**REQUIRED TASK**
Please write out the lines of the data exactly, beginning with the first and ending with the line containing "pa0_p = [0.88, 0.88, None, 0.88, 0.88]"; leave the pictures behind.
───── INFORMATION PROVIDED ─────
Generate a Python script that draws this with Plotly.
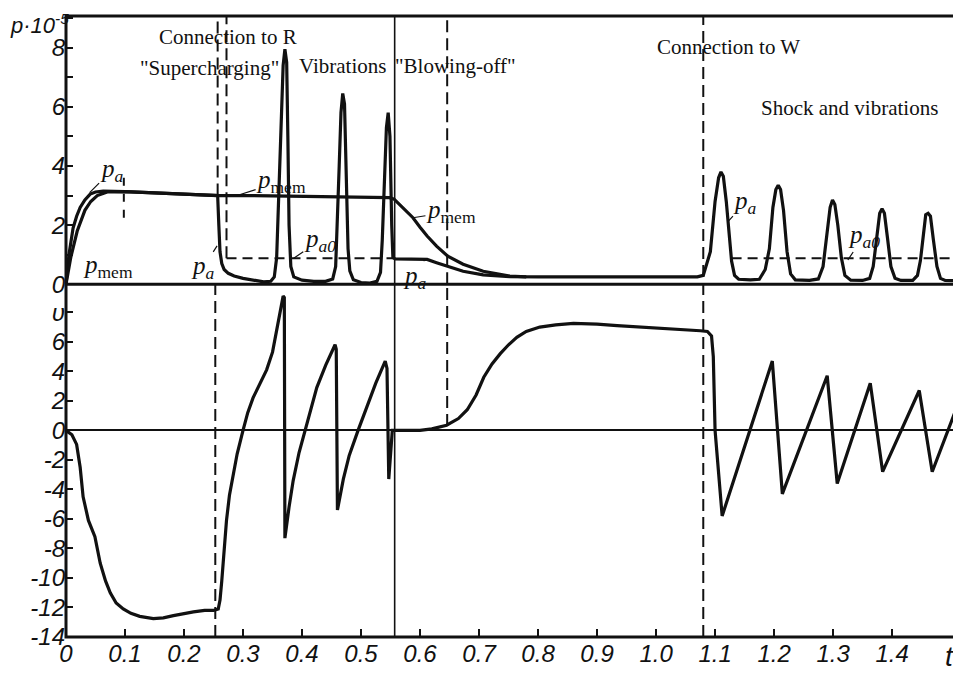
import plotly.graph_objects as go

# ---------------- data ----------------
# upper panel: pressure p*10^-5 versus t
pa_t = [0, 0.005, 0.012, 0.018, 0.024, 0.032, 0.041, 0.05, 0.063, 0.08, 0.1, 0.15, 0.2, 0.25, 0.257,
        0.259, 0.261, 0.264, 0.268, 0.275, 0.285, 0.3, 0.32, 0.335, 0.347, 0.353, 0.357, 0.36, 0.364,
        0.368, 0.371, 0.374, 0.376, 0.378, 0.381, 0.386, 0.4, 0.42, 0.44, 0.452, 0.457, 0.46, 0.463,
        0.466, 0.469, 0.472, 0.475, 0.478, 0.481, 0.487, 0.5, 0.515, 0.527, 0.533, 0.536, 0.539, 0.543,
        0.546, 0.549, 0.552, 0.554, 0.558, 0.58, 0.612, 0.628, 0.647, 0.673, 0.707, 0.752, 0.8, 0.9,
        1.0, 1.07, 1.08, 1.085, 1.092, 1.1, 1.106, 1.11, 1.114, 1.119, 1.124, 1.128, 1.133, 1.14,
        1.16, 1.175, 1.185, 1.192, 1.198, 1.203, 1.207, 1.211, 1.216, 1.222, 1.228, 1.236, 1.26,
        1.275, 1.283, 1.289, 1.295, 1.299, 1.303, 1.308, 1.314, 1.32, 1.33, 1.35, 1.362, 1.368,
        1.374, 1.379, 1.383, 1.387, 1.392, 1.398, 1.405, 1.415, 1.435, 1.443, 1.448, 1.453, 1.457,
        1.461, 1.465, 1.47, 1.476, 1.482, 1.49, 1.51]
pa_p = [0, 1.0, 1.9, 2.3, 2.6, 2.85, 3.05, 3.12, 3.15, 3.15, 3.13, 3.09, 3.05, 3.01, 3.0,
        2.0, 1.1, 0.7, 0.5, 0.37, 0.28, 0.2, 0.12, 0.08, 0.1, 0.25, 0.9, 2.5, 5.0,
        7.4, 7.95, 7.5, 5.0, 2.0, 0.6, 0.25, 0.14, 0.1, 0.1, 0.18, 0.6, 2.0, 4.0,
        5.8, 6.45, 6.1, 3.8, 1.2, 0.45, 0.15, 0.06, 0.04, 0.1, 0.4, 1.5, 3.5, 5.3,
        5.8, 5.0, 2.0, 0.9, 0.86, 0.86, 0.84, 0.73, 0.61, 0.44, 0.32, 0.26, 0.25, 0.24,
        0.24, 0.25, 0.3, 0.6, 1.1, 2.8, 3.6, 3.8, 3.65, 2.8, 1.5, 0.78, 0.3, 0.17,
        0.15, 0.17, 0.5, 1.2, 2.6, 3.2, 3.35, 3.2, 2.5, 1.1, 0.35, 0.15, 0.13,
        0.18, 0.6, 1.5, 2.6, 2.85, 2.7, 2.0, 0.9, 0.3, 0.14, 0.13, 0.2, 0.6,
        1.6, 2.4, 2.55, 2.4, 1.6, 0.6, 0.2, 0.13, 0.13, 0.3, 0.8, 1.8, 2.35,
        2.4, 2.3, 1.5, 0.6, 0.2, 0.13, 0.12]

pm_t = [0, 0.008, 0.019, 0.026, 0.032, 0.042, 0.053, 0.07, 0.1, 0.15, 0.2, 0.26, 0.3, 0.4, 0.5,
        0.548, 0.556, 0.565, 0.575, 0.588, 0.6, 0.612, 0.628, 0.647, 0.673, 0.707, 0.752, 0.78]
pm_p = [0, 0.9, 1.8, 2.2, 2.5, 2.8, 3.0, 3.12, 3.13, 3.09, 3.05, 3.0, 3.0, 2.98, 2.95,
        2.93, 2.88, 2.7, 2.5, 2.25, 1.93, 1.63, 1.29, 0.95, 0.68, 0.44, 0.28, 0.25]

pa0_t = [0.272, 0.553, None, 1.128, 1.51]
pa0_p = [0.88, 0.88, None, 0.88, 0.88]

# lower panel: velocity v versus t
v_t = [0, 0.01, 0.018, 0.024, 0.029, 0.038, 0.049, 0.058, 0.067, 0.075, 0.085, 0.097, 0.11, 0.125,
       0.148, 0.165, 0.182, 0.2, 0.216, 0.235, 0.25, 0.258, 0.261, 0.264, 0.268, 0.272, 0.277, 0.283,
       0.29, 0.3, 0.308, 0.317, 0.328, 0.34, 0.35, 0.357, 0.362, 0.366, 0.368, 0.37, 0.371, 0.378,
       0.385, 0.395, 0.405, 0.415, 0.425, 0.44, 0.456, 0.458, 0.46, 0.47, 0.48, 0.495, 0.51, 0.525,
       0.541, 0.544, 0.547, 0.55, 0.553, 0.6, 0.62, 0.645, 0.665, 0.68, 0.695, 0.708, 0.722, 0.736,
       0.75, 0.764, 0.78, 0.803, 0.83, 0.86, 0.9, 0.934, 0.98, 1.02, 1.05, 1.075, 1.087, 1.094,
       1.097, 1.1, 1.112, 1.197, 1.214, 1.29, 1.307, 1.363, 1.384, 1.446, 1.468, 1.51]
v_v = [0, -0.3, -0.95, -2.5, -4.5, -6.1, -7.2, -9.0, -10.2, -11.0, -11.7, -12.1, -12.4, -12.6,
       -12.75, -12.7, -12.55, -12.4, -12.3, -12.2, -12.2, -12.1, -11.5, -10.2, -8.2, -6.1, -4.4, -3.0,
       -1.6, 0, 1.2, 2.2, 3.1, 4.1, 5.3, 6.8, 8.0, 8.9, 9.1, 9.0, -7.3, -5.2,
       -3.4, -1.5, 0, 1.5, 2.9, 4.4, 5.8, 5.5, -5.4, -3.3, -1.7, 0, 1.6, 3.2,
       4.7, 4.2, -3.3, -1.5, 0, 0, 0.1, 0.35, 0.8, 1.4, 2.4, 3.6, 4.5, 5.2,
       5.8, 6.3, 6.7, 7.0, 7.15, 7.25, 7.2, 7.1, 7.0, 6.9, 6.85, 6.75, 6.7, 6.4,
       5.0, 0, -5.8, 4.7, -4.3, 3.7, -3.6, 3.2, -2.8, 2.7, -2.8, 1.6]

# event lines (t)
t_conn_R = [0.257, 0.272]
t_blow = 0.557
t_blow_end = 0.646
t_conn_W = 1.08
t_mark = 0.098

p_ticks = [0, 1, 2, 3, 4, 5, 6, 7, 8, 9]
p_ticktext = ["0", "", "2", "", "4", "", "6", "", "8", ""]
v_ticks = [-14, -12, -10, -8, -6, -4, -2, 0, 2, 4, 6, 8]
v_ticktext = ["-14", "-12", "-10", "-8", "-6", "-4", "-2", "0", "2", "4", "6", "υ"]
t_ticks = [0, 0.1, 0.2, 0.3, 0.4, 0.5, 0.6, 0.7, 0.8, 0.9, 1.0, 1.1, 1.2, 1.3, 1.4]
t_ticktext = ["0", "0.1", "0.2", "0.3", "0.4", "0.5", "0.6", "0.7", "0.8", "0.9", "1.0",
              "1.1", "1.2", "1.3", "1.4"]
t_axis_label = "t"

def ital(lst):
    return ["<i>%s</i>" % s if s else "" for s in lst]

# ---------------- figure ----------------
SPLIT = 0.568
black = "#111111"
lw = 3.2

fig = go.Figure()
fig.add_trace(go.Scatter(x=pa_t, y=pa_p, mode="lines", line=dict(color=black, width=lw),
                         xaxis="x", yaxis="y", showlegend=False, name="p_a"))
fig.add_trace(go.Scatter(x=pm_t, y=pm_p, mode="lines", line=dict(color=black, width=lw),
                         xaxis="x", yaxis="y", showlegend=False, name="p_mem"))
fig.add_trace(go.Scatter(x=pa0_t, y=pa0_p, mode="lines",
                         line=dict(color=black, width=2, dash="10px,6px"),
                         xaxis="x", yaxis="y", showlegend=False, name="p_a0"))
fig.add_trace(go.Scatter(x=v_t, y=v_v, mode="lines", line=dict(color=black, width=lw),
                         xaxis="x", yaxis="y2", showlegend=False, name="v"))

shapes = []
dash = "12px,6px"
shapes.append(dict(type="rect", xref="paper", yref="paper", x0=0, x1=1, y0=0, y1=1,
                   line=dict(color=black, width=3)))
shapes.append(dict(type="line", xref="paper", yref="paper", x0=0, x1=1, y0=SPLIT, y1=SPLIT,
                   line=dict(color=black, width=3)))
shapes.append(dict(type="line", xref="x", yref="y", x0=t_conn_R[0], x1=t_conn_R[0], y0=3.0, y1=9.07,
                   line=dict(color=black, width=2, dash=dash)))
shapes.append(dict(type="line", xref="x", yref="y2", x0=t_conn_R[0] - 0.004, x1=t_conn_R[0] - 0.004,
                   y0=-14, y1=9.9, line=dict(color=black, width=2, dash=dash)))
shapes.append(dict(type="line", xref="x", yref="y", x0=t_conn_R[1], x1=t_conn_R[1], y0=0.88, y1=9.07,
                   line=dict(color=black, width=2, dash=dash)))
shapes.append(dict(type="line", xref="x", yref="paper", x0=t_blow, x1=t_blow, y0=0, y1=1,
                   line=dict(color=black, width=1.6)))
shapes.append(dict(type="line", xref="x", yref="y", x0=t_blow_end, x1=t_blow_end, y0=0, y1=9.07,
                   line=dict(color=black, width=2, dash=dash)))
shapes.append(dict(type="line", xref="x", yref="y2", x0=t_blow_end, x1=t_blow_end, y0=0.3, y1=9.9,
                   line=dict(color=black, width=2, dash=dash)))
shapes.append(dict(type="line", xref="x", yref="paper", x0=t_conn_W, x1=t_conn_W, y0=0, y1=1,
                   line=dict(color=black, width=2, dash=dash)))
shapes.append(dict(type="line", xref="x", yref="y", x0=t_mark, x1=t_mark, y0=2.25, y1=3.75,
                   line=dict(color=black, width=2, dash="8px,8px")))

serif = "Liberation Serif"
sans = "Liberation Sans"
txt_font = dict(family=serif, size=21, color=black)
lab_font = dict(family=serif, size=25, color=black)

ann = []
def text(t, p, s, yref="y", font=txt_font, **kw):
    ann.append(dict(x=t, y=p, xref="x", yref=yref, text=s, showarrow=False, font=font, **kw))

text(0.275, 8.36, "Connection to R")
text(0.243, 7.3, "\"Supercharging\"")
text(0.468, 7.38, "Vibrations")
text(0.66, 7.38, "\"Blowing-off\"")
text(1.122, 8.03, "Connection to W")
text(1.327, 5.97, "Shock and vibrations")

def label(t, p, s, ax, ay):
    ann.append(dict(x=t, y=p, xref="x", yref="y", text=s, showarrow=True, arrowhead=0,
                    arrowwidth=1.2, arrowcolor=black, ax=ax, ay=ay, font=lab_font,
                    standoff=0, borderpad=0))

PA = "<i>p<sub>a</sub></i>"
PM = "<i>p</i><sub>mem</sub>"
PA0 = "<i>p<sub>a0</sub></i>"
label(0.040, 3.1, PA, 22, -22)
text(0.072, 0.6, PM, font=lab_font)
label(0.256, 1.3, PA, -14, 22)
label(0.29, 3.0, PM, 44, -14)
label(0.386, 0.88, PA0, 26, -18)
label(0.588, 2.25, PM, 38, -6)
label(0.608, 0.85, PA, -10, 18)
label(1.121, 2.1, PA, 18, -20)
label(1.325, 0.82, PA0, 16, -24)

# axis titles drawn as text
ann.append(dict(x=-0.065, y=0.987, xref="paper", yref="paper", xanchor="left", yanchor="middle",
                text="<i>p·10<sup>-5</sup></i>", showarrow=False,
                font=dict(family=sans, size=22, color=black)))
ann.append(dict(x=1.497, y=0, xref="x", yref="paper", yanchor="top", yshift=-2,
                text="<i>%s</i>" % t_axis_label, showarrow=False,
                font=dict(family=sans, size=28, color=black)))

tickfont = dict(family=sans, size=24, color=black)

# the page adds an 8px body margin, so the figure is 8px smaller and margins are reduced
fig.update_layout(
    width=953, height=667, autosize=False,
    margin=dict(l=58, r=4, t=8, b=38, autoexpand=False),
    paper_bgcolor="white", plot_bgcolor="white",
    xaxis=dict(range=[0, 1.51], anchor="y2", tickvals=t_ticks, ticktext=ital(t_ticktext),
               ticks="inside", ticklen=8, tickwidth=2, tickcolor=black, showgrid=False,
               zeroline=False, showline=False, tickfont=tickfont, automargin=False),
    yaxis=dict(domain=[SPLIT, 1], range=[0, 9.07], anchor="x", tickvals=p_ticks,
               ticktext=ital(p_ticktext), ticks="inside", ticklen=7, tickwidth=2, tickcolor=black,
               showgrid=False, zeroline=False, showline=False, tickfont=tickfont, automargin=False),
    yaxis2=dict(domain=[0, SPLIT], range=[-14, 9.9], anchor="x", tickvals=v_ticks,
                ticktext=ital(v_ticktext), ticks="inside", ticklen=7, tickwidth=2, tickcolor=black,
                showgrid=False, zeroline=True, zerolinecolor=black, zerolinewidth=2.2,
                showline=False, tickfont=tickfont, automargin=False),
    shapes=shapes, annotations=ann,
)

fig.write_html("out.html")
─────
**SOLUTION**
Generate a Python script that draws this with Plotly.
import plotly.graph_objects as go

# ---------------- data ----------------
# upper panel: pressure p*10^-5 versus t
pa_t = [0, 0.005, 0.012, 0.018, 0.024, 0.032, 0.041, 0.05, 0.063, 0.08, 0.1, 0.15, 0.2, 0.25, 0.257,
        0.259, 0.261, 0.264, 0.268, 0.275, 0.285, 0.3, 0.32, 0.335, 0.347, 0.353, 0.357, 0.36, 0.364,
        0.368, 0.371, 0.374, 0.376, 0.378, 0.381, 0.386, 0.4, 0.42, 0.44, 0.452, 0.457, 0.46, 0.463,
        0.466, 0.469, 0.472, 0.475, 0.478, 0.481, 0.487, 0.5, 0.515, 0.527, 0.533, 0.536, 0.539, 0.543,
        0.546, 0.549, 0.552, 0.554, 0.558, 0.58, 0.612, 0.628, 0.647, 0.673, 0.707, 0.752, 0.8, 0.9,
        1.0, 1.07, 1.08, 1.085, 1.092, 1.1, 1.106, 1.11, 1.114, 1.119, 1.124, 1.128, 1.133, 1.14,
        1.16, 1.175, 1.185, 1.192, 1.198, 1.203, 1.207, 1.211, 1.216, 1.222, 1.228, 1.236, 1.26,
        1.275, 1.283, 1.289, 1.295, 1.299, 1.303, 1.308, 1.314, 1.32, 1.33, 1.35, 1.362, 1.368,
        1.374, 1.379, 1.383, 1.387, 1.392, 1.398, 1.405, 1.415, 1.435, 1.443, 1.448, 1.453, 1.457,
        1.461, 1.465, 1.47, 1.476, 1.482, 1.49, 1.51]
pa_p = [0, 1.0, 1.9, 2.3, 2.6, 2.85, 3.05, 3.12, 3.15, 3.15, 3.13, 3.09, 3.05, 3.01, 3.0,
        2.0, 1.1, 0.7, 0.5, 0.37, 0.28, 0.2, 0.12, 0.08, 0.1, 0.25, 0.9, 2.5, 5.0,
        7.4, 7.95, 7.5, 5.0, 2.0, 0.6, 0.25, 0.14, 0.1, 0.1, 0.18, 0.6, 2.0, 4.0,
        5.8, 6.45, 6.1, 3.8, 1.2, 0.45, 0.15, 0.06, 0.04, 0.1, 0.4, 1.5, 3.5, 5.3,
        5.8, 5.0, 2.0, 0.9, 0.86, 0.86, 0.84, 0.73, 0.61, 0.44, 0.32, 0.26, 0.25, 0.24,
        0.24, 0.25, 0.3, 0.6, 1.1, 2.8, 3.6, 3.8, 3.65, 2.8, 1.5, 0.78, 0.3, 0.17,
        0.15, 0.17, 0.5, 1.2, 2.6, 3.2, 3.35, 3.2, 2.5, 1.1, 0.35, 0.15, 0.13,
        0.18, 0.6, 1.5, 2.6, 2.85, 2.7, 2.0, 0.9, 0.3, 0.14, 0.13, 0.2, 0.6,
        1.6, 2.4, 2.55, 2.4, 1.6, 0.6, 0.2, 0.13, 0.13, 0.3, 0.8, 1.8, 2.35,
        2.4, 2.3, 1.5, 0.6, 0.2, 0.13, 0.12]

pm_t = [0, 0.008, 0.019, 0.026, 0.032, 0.042, 0.053, 0.07, 0.1, 0.15, 0.2, 0.26, 0.3, 0.4, 0.5,
        0.548, 0.556, 0.565, 0.575, 0.588, 0.6, 0.612, 0.628, 0.647, 0.673, 0.707, 0.752, 0.78]
pm_p = [0, 0.9, 1.8, 2.2, 2.5, 2.8, 3.0, 3.12, 3.13, 3.09, 3.05, 3.0, 3.0, 2.98, 2.95,
        2.93, 2.88, 2.7, 2.5, 2.25, 1.93, 1.63, 1.29, 0.95, 0.68, 0.44, 0.28, 0.25]

pa0_t = [0.272, 0.553, None, 1.128, 1.51]
pa0_p = [0.88, 0.88, None, 0.88, 0.88]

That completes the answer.